Can You Mix W With Other Ratings?
You should match speed ratings across the full set when you can. At the bare minimum, keep the same rating across each axle. Mixed ratings can shift the balance of the car, mainly in quick lane changes, hard braking, or wet conditions.
This is one reason tire shops ask for the exact trim and wheel size before showing options. A W on one trim level and an H on another may both fit the same brand and model of car, yet the tire job is not the same.
| Mark | What It Means | Why Drivers Mix It Up |
|---|---|---|
| W | Exact speed symbol for 168 mph | Looks like a random letter to many buyers |
| V | Exact speed symbol for 149 mph | Seen on many sporty daily drivers |
| Y | Exact speed symbol for 186 mph | Often confused with W due to similar fitments |
| ZR | High-speed category above 149 mph | Drivers think ZR replaces W or Y, but the final letter still gives the exact cap on many modern tires |
Common Cases That Confuse Drivers
W On An SUV Or Family Car
A W rating is not reserved for exotic cars.
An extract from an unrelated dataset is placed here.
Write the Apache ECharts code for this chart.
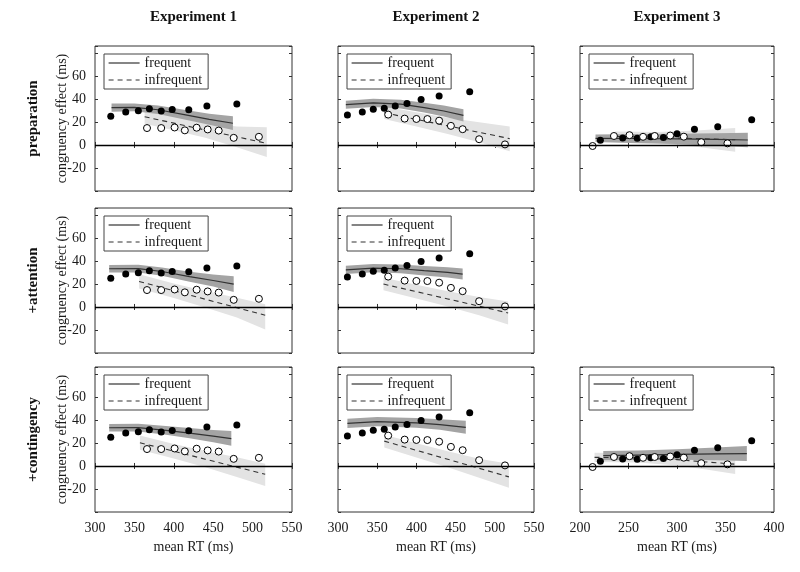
<!DOCTYPE html>
<html>
<head>
<meta charset="utf-8">
<script src="https://cdn.jsdelivr.net/npm/echarts@6.0.0/dist/echarts.min.js"></script>
<style>html,body{margin:0;padding:0;background:#fff}#main{width:800px;height:572px}</style>
</head>
<body>
<div id="main"></div>
<script>
// observed congruency effects [mean RT, effect] - same data in every row
var exp1FreqObs = [[320,24.9],[339,28.7],[355,29.8],[369,31.5],[384,29.5],[398,30.8],[419,30.7],[442,33.9],[480,35.7]];
var exp1InfObs  = [[366,14.7],[384,14.7],[401,15.2],[414,12.7],[429,15.0],[443,13.5],[457,12.5],[476,6.2],[508,7.1]];
var exp2FreqObs = [[312,26.1],[331,28.7],[345,31.0],[359,31.8],[373,33.8],[388,36.1],[406,39.5],[429,42.6],[468,46.2]];
var exp2InfObs  = [[364,26.4],[385,22.9],[400,22.6],[414,22.5],[429,21.1],[444,16.6],[459,13.7],[480,5.0],[513,0.5]];
var exp3FreqObs = [[221,4.0],[244,6.0],[259,5.8],[273,7.2],[286,6.5],[300,9.8],[318,13.7],[342,15.9],[377,22.0]];
var exp3InfObs  = [[213,-0.9],[235,7.8],[251,8.5],[265,7.1],[277,7.8],[293,8.2],[307,7.2],[325,2.4],[352,1.4]];

// model fits [mean RT, fit, lower, upper]
var e1PrepFreqFit = [[321,32.5,28.9,36.1],[350,32.6,29.2,36.0],[380,30.6,27.0,34.3],[415,26.2,22.0,30.4],[445,22.3,17.5,27.1],[475,18.9,12.9,25.0]];
var e1PrepInfFit  = [[363,24.5,18.5,30.5],[400,19.0,12.8,25.3],[440,13.0,6.2,19.8],[480,7.1,-2.0,16.0],[518,1.4,-10.5,15.5]];
var e2PrepFreqFit = [[310,35.0,31.5,38.5],[345,36.6,33.0,40.2],[380,35.5,31.7,39.3],[410,32.5,28.3,36.7],[435,29.5,24.8,34.2],[460,25.7,20.5,31.0]];
var e2PrepInfFit  = [[359,28.0,22.5,33.5],[400,22.2,16.0,28.4],[440,16.6,9.5,23.7],[480,11.0,2.3,19.7],[519,5.5,-5.5,16.0]];
var e3PrepFreqFit = [[216,5.8,2.6,9.0],[260,5.6,1.6,9.6],[300,5.3,0.8,9.8],[340,4.8,-0.6,10.2],[373,4.3,-2.0,10.6]];
var e3PrepInfFit  = [[236,7.5,3.3,11.7],[280,6.5,1.8,11.2],[320,5.5,-1.5,12.5],[360,4.5,-5.8,14.8]];
var e1AttFreqFit  = [[318,33.2,29.9,36.5],[355,33.3,30.0,36.6],[385,30.8,27.2,34.4],[420,26.3,22.0,30.6],[450,23.0,17.8,28.2],[476,19.9,13.0,26.8]];
var e1AttInfFit   = [[356,22.2,16.0,28.4],[400,14.1,7.8,20.4],[440,6.7,-0.4,13.8],[480,-0.6,-9.2,8.0],[516,-7.2,-19.5,2.3]];
var e2AttFreqFit  = [[310,32.3,28.7,35.9],[345,33.8,30.2,37.4],[380,33.2,29.4,37.0],[410,31.5,27.4,35.6],[440,30.0,25.5,34.5],[459,28.6,23.8,33.4]];
var e2AttInfFit   = [[358,19.9,14.5,25.3],[400,13.3,7.4,19.2],[440,7.0,0.3,13.7],[480,0.7,-7.3,8.7],[517,-5.2,-15.3,4.8]];
var e1ContFreqFit = [[318,33.2,29.9,36.5],[355,33.3,29.9,36.7],[390,31.0,27.2,34.8],[420,28.5,24.1,32.9],[450,26.0,20.7,31.3],[473,23.7,17.5,30.3]];
var e1ContInfFit  = [[357,20.2,14.0,26.4],[400,12.8,6.5,19.1],[440,5.9,-1.2,13.0],[480,-1.0,-9.6,7.6],[516,-7.2,-17.5,2.0]];
var e2ContFreqFit = [[312,37.0,33.0,41.0],[350,38.5,34.5,42.5],[400,37.5,33.3,41.7],[430,36.0,31.4,40.6],[463,33.6,28.0,39.2]];
var e2ContInfFit  = [[359,21.6,16.0,27.2],[400,13.6,7.4,19.8],[440,5.8,-1.2,12.8],[480,-2.0,-10.2,6.2],[518,-9.5,-19.0,2.0]];
var e3ContFreqFit = [[224,9.0,5.0,13.0],[260,9.5,5.5,13.5],[300,10.0,5.5,14.5],[340,10.5,5.0,16.0],[372,10.8,4.3,17.3]];
var e3ContInfFit  = [[215,7.5,3.5,11.5],[260,7.0,3.0,11.0],[300,5.5,0.5,10.5],[330,3.5,-3.0,10.0],[360,1.5,-7.0,10.0]];

var experiments = ['Experiment 1', 'Experiment 2', 'Experiment 3'];
var models = ['preparation', '+attention', '+contingency'];
var xTicks = [[300, 550], [300, 550], [200, 400]];

var panels = [
  {r:0, c:0, fo:exp1FreqObs, io:exp1InfObs, ff:e1PrepFreqFit, inf:e1PrepInfFit},
  {r:0, c:1, fo:exp2FreqObs, io:exp2InfObs, ff:e2PrepFreqFit, inf:e2PrepInfFit},
  {r:0, c:2, fo:exp3FreqObs, io:exp3InfObs, ff:e3PrepFreqFit, inf:e3PrepInfFit},
  {r:1, c:0, fo:exp1FreqObs, io:exp1InfObs, ff:e1AttFreqFit, inf:e1AttInfFit},
  {r:1, c:1, fo:exp2FreqObs, io:exp2InfObs, ff:e2AttFreqFit, inf:e2AttInfFit},
  {r:2, c:0, fo:exp1FreqObs, io:exp1InfObs, ff:e1ContFreqFit, inf:e1ContInfFit},
  {r:2, c:1, fo:exp2FreqObs, io:exp2InfObs, ff:e2ContFreqFit, inf:e2ContInfFit},
  {r:2, c:2, fo:exp3FreqObs, io:exp3InfObs, ff:e3ContFreqFit, inf:e3ContInfFit}
];

var FONT = '"Liberation Serif", "Times New Roman", serif';
var TXT = '#1a1a1a';
var colLeft = [95, 338, 580], colWidth = [197, 196, 194];
var rowTop = [46, 208, 367], rowHeight = 145;

function band(fit, fill) {
  return function (params, api) {
    if (params.dataIndex !== 0) return null;
    var up = fit.map(function (d) { return api.coord([d[0], d[3]]); });
    var lo = fit.map(function (d) { return api.coord([d[0], d[2]]); }).reverse();
    return { type: 'polygon', shape: { points: up.concat(lo) }, style: { fill: fill }, silent: true };
  };
}

var grid = [], xAxis = [], yAxis = [], series = [], legend = [];

panels.forEach(function (p, k) {
  grid.push({ left: colLeft[p.c], top: rowTop[p.r], width: colWidth[p.c], height: rowHeight,
    show: true, borderColor: '#333', borderWidth: 1 });
  var tick = { inside: true, length: 3, lineStyle: { color: '#333' } };
  var bottom = p.r === 2;
  xAxis.push({ gridIndex: k, type: 'value', position: 'bottom', min: xTicks[p.c][0], max: xTicks[p.c][1], interval: 50,
    axisLine: { show: false }, axisTick: tick, splitLine: { show: false },
    axisLabel: { show: bottom, fontFamily: FONT, fontSize: 14, color: TXT, margin: 9 },
    name: bottom ? 'mean RT (ms)' : '', nameLocation: 'middle', nameGap: 28,
    nameTextStyle: { fontFamily: FONT, fontSize: 14, color: TXT } });
  xAxis.push({ gridIndex: k, type: 'value', position: 'top', min: xTicks[p.c][0], max: xTicks[p.c][1], interval: 50,
    axisLine: { show: false }, axisTick: tick, splitLine: { show: false }, axisLabel: { show: false } });
  var first = p.c === 0;
  yAxis.push({ gridIndex: k, type: 'value', position: 'left', min: -40, max: 86, interval: 20,
    axisLine: { show: false }, axisTick: tick, splitLine: { show: false },
    axisLabel: { show: first, fontFamily: FONT, fontSize: 14, color: TXT, margin: 9,
      formatter: function (v) { return (v >= -20 && v <= 60 && v % 20 === 0) ? String(v) : ''; } },
    name: first ? 'congruency effect (ms)' : '', nameLocation: 'middle', nameGap: 26, nameRotate: 90,
    nameMoveOverlap: false,
    nameTextStyle: { fontFamily: FONT, fontSize: 14, color: TXT } });
  yAxis.push({ gridIndex: k, type: 'value', position: 'right', min: -40, max: 86, interval: 20,
    axisLine: { show: false }, axisTick: tick, splitLine: { show: false }, axisLabel: { show: false } });

  var xi = 2 * k, yi = 2 * k;
  series.push({ type: 'custom', xAxisIndex: xi, yAxisIndex: yi, silent: true, z: 1,
    renderItem: band(p.inf, '#e3e3e3'), data: p.inf.map(function (d) { return [d[0], d[1]]; }) });
  series.push({ type: 'custom', xAxisIndex: xi, yAxisIndex: yi, silent: true, z: 2,
    renderItem: band(p.ff, '#a4a4a4'), data: p.ff.map(function (d) { return [d[0], d[1]]; }) });
  series.push({ name: 'frequent', type: 'line', xAxisIndex: xi, yAxisIndex: yi, z: 3,
    symbol: 'none', silent: true, data: p.ff.map(function (d) { return [d[0], d[1]]; }),
    lineStyle: { color: '#333', width: 1.2 }, itemStyle: { color: '#333' },
    markLine: { silent: true, symbol: 'none', label: { show: false }, animation: false,
      lineStyle: { color: '#000', width: 1.3, type: 'solid' }, data: [{ yAxis: 0 }] } });
  series.push({ name: 'infrequent', type: 'line', xAxisIndex: xi, yAxisIndex: yi, z: 3,
    symbol: 'none', silent: true, data: p.inf.map(function (d) { return [d[0], d[1]]; }),
    lineStyle: { color: '#333', width: 1.1, type: [5, 4] }, itemStyle: { color: '#333' } });
  series.push({ name: 'frequent data', type: 'scatter', xAxisIndex: xi, yAxisIndex: yi, z: 4,
    symbolSize: 7, data: p.fo, itemStyle: { color: '#000', opacity: 1 } });
  series.push({ name: 'infrequent data', type: 'scatter', xAxisIndex: xi, yAxisIndex: yi, z: 4,
    symbolSize: 7, data: p.io, itemStyle: { color: '#fff', borderColor: '#000', borderWidth: 1, opacity: 1 } });

  legend.push({ left: colLeft[p.c] + 9, top: rowTop[p.r] + 8, orient: 'vertical',
    data: ['frequent', 'infrequent'], selectedMode: false,
    itemWidth: 31, itemHeight: 14, itemGap: 3, padding: [2, 6, 2, 4],
    borderColor: '#444', borderWidth: 1, backgroundColor: '#fff',
    itemStyle: { opacity: 0 }, lineStyle: { width: 1.2 },
    textStyle: { fontFamily: FONT, fontSize: 14, color: TXT } });
});

var graphic = [];
experiments.forEach(function (t, c) {
  graphic.push({ type: 'text', x: colLeft[c] + colWidth[c] / 2, y: 17,
    style: { text: t, font: 'bold 15px ' + FONT, fill: '#111', textAlign: 'center', textVerticalAlign: 'middle', align: 'center', verticalAlign: 'middle' } });
});
models.forEach(function (t, r) {
  graphic.push({ type: 'text', x: 33, y: rowTop[r] + rowHeight / 2, rotation: Math.PI / 2,
    style: { text: t, font: 'bold 15px ' + FONT, fill: '#111', textAlign: 'center', textVerticalAlign: 'middle', align: 'center', verticalAlign: 'middle' } });
});

var chart = echarts.init(document.getElementById('main'));
chart.setOption({
  animation: false,
  backgroundColor: '#fff',
  grid: grid, xAxis: xAxis, yAxis: yAxis, legend: legend, series: series, graphic: graphic
});
</script>
</body>
</html>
Many crossovers, EVs, and family sedans wear W-rated tires from the factory. Carmakers use them because the tire may offer the handling and heat control needed for a heavier, more powerful vehicle, even if that vehicle never sees 168 mph.
W And Winter Tire Markings
The W has nothing to do with snow use. Winter use is shown by marks such as M+S or the three-peak mountain snowflake symbol. A tire can carry a W speed rating and still not be a winter tire. It can also be a winter tire with a lower speed symbol, which is common.
W And Ride Comfort
Many drivers assume a W-rated tire will ride harshly. Sometimes it does feel firmer, but the speed symbol alone does not settle that. Sidewall shape, inflation pressure, wheel size, tread design, and casing build all shape ride quality. Two W-rated tires can feel quite different on the same car.
How To Read A Full Tire Marking In Seconds
Take this sample sidewall: 245/40ZR18 97W XL.
- 245 is the tire width in millimeters.
- 40 is the aspect ratio, or sidewall height as a share of width.
- ZR flags a high-speed tire category.
- 18 is the wheel diameter in inches.
- 97 is the load index.
- W is the exact speed symbol, capped at 168 mph.
- XL means extra load capacity within that size.
Once you know the order, the sidewall stops looking like code and starts reading like a spec sheet. That makes it much easier to compare replacement tires, spot a mismatch, or understand why one option costs more than another.
The Takeaway On W Tires
The W on a tire means the tire is speed-rated to 168 mph under the right load and inflation conditions. It sits near the end of the sidewall code and works with the load index, not apart from it. If your car came with W-rated tires, match that rating when you shop unless your vehicle maker lists another approved fitment. That keeps the tire choice aligned with the way the car was set up from the factory.
References & Sources
- Michelin.“Tire Load Rating & Speed Rating Explained.”Explains that speed rating is the maximum speed a tire can sustain at its stated load.
- National Highway Traffic Safety Administration (NHTSA).“Tire Safety Ratings and Awareness.”Describes tire sidewall ratings and the safety details drivers should check when buying tires.